Twenty years is a long time to rely on one measurement approach. Imagine if in this technology-centric world we still relied on dial-up to connect to the internet. That’s basically where we are on quality assessment today. But we don’t need to be.
Predictive risk calculations allow doctors to look into the future. A risk score tells doctors how likely their patient is to develop heart disease or have a stroke. Working with their patients, doctors can discuss options for lowering this risk with the goal of preventing such events from happening.
With data from electronic health records, we should be able to create risk profiles for individual patients that actually take into account the different factors affecting their personal health—not just their age and gender, but their family history, whether or not they smoke, what medications and treatments they are receiving, and their own perspective on how they feel.
But right now, a 50 year old woman’s risk of developing heart disease is determined by a threshold set for the entire population of women aged 50-65 across the country. That’s a crude science. Everyone is not built the same. We should create risk profiles that change as patients change: as they reduce their risk by losing weight, quit smoking, or lowering their high blood pressure, thus reducing their chances of a heart attack or other adverse event.
That’s the vision of NCQA’s Global Cardiovascular Risk Score (GCVR). Leveraging the pioneering risk prediction work of Archimedes, it extracts data from electronic health records and uses a sophisticated algorithm to generate a highly sensitive, patient-centric risk profile for each clinician.
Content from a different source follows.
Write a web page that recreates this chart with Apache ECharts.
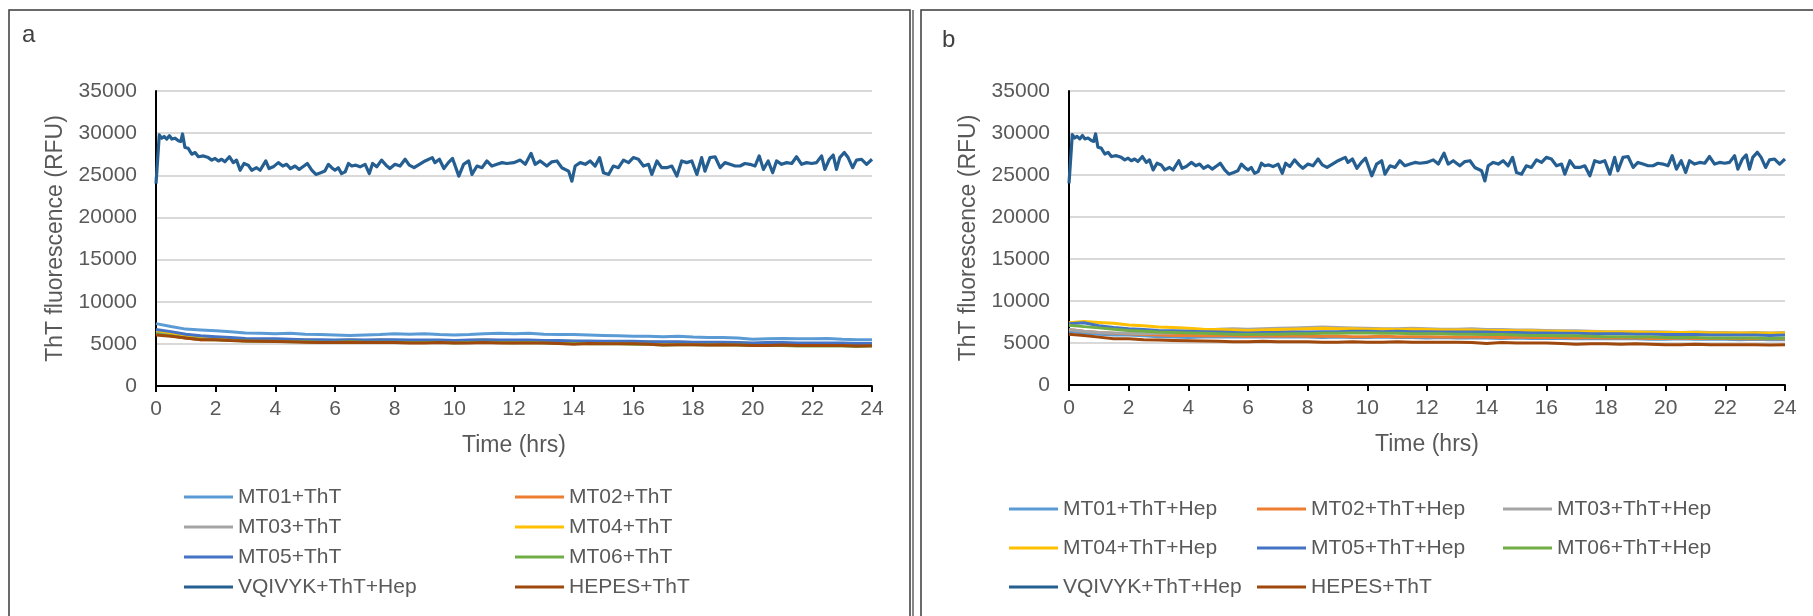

It works like this: the higher the score the less likely a clinician’s patient will develop heart problems in the next five years.
Everyone loves prevention. It may seem strange then, to learn that one of the biggest barriers keeping prevention from reaching its full potential is the current set of performance measures that, ironically, were created to promote them. The reason is that current measures are promoting activities that are inaccurate and inefficient. It is as though explorers who are trying to reach the North Pole have been given a compass that is sending them to Greenland.
This problem is being addressed by a new project conducted by NCQA and funded by the Robert Wood Johnson Foundation. The objective is to evaluate a new type of measure of healthcare quality called GCVR (Global Cardiovascular Risk). The new measure will have an important effect on the prevention of cardiovascular conditions.
To understand how, we need first to understand the limitations of current measures. For reasons that were appropriate when they were initially introduced – about 20 years ago — current performance measures were designed to be simple: simple to implement (e.g. collect the necessary data, do the calculations), and simple to remember and explain. This was accomplished in three main ways. One was to create separate performance measures for different risk factors. Thus there are separate measures for blood pressure control, cholesterol control, glucose control, tobacco use, and so forth.
While a performance measure for any one risk factor might take into account a few other risk factors to some extent, none of them incorporate all the relevant risk factors in a physiologically accurate way. A second simplification is that current measures are based on care processes and treatment goals for biomarkers, rather than on health outcomes. Thus a blood pressure measure asks if a patient with hypertension is controlled to a systolic pressure below 140 mmHG. A third simplification is the use of sharp cut points to determine the need for and success of treatment. For example, patients with hypertension are counted as properly treated if their systolic pressures are below 140 mmHG, otherwise not.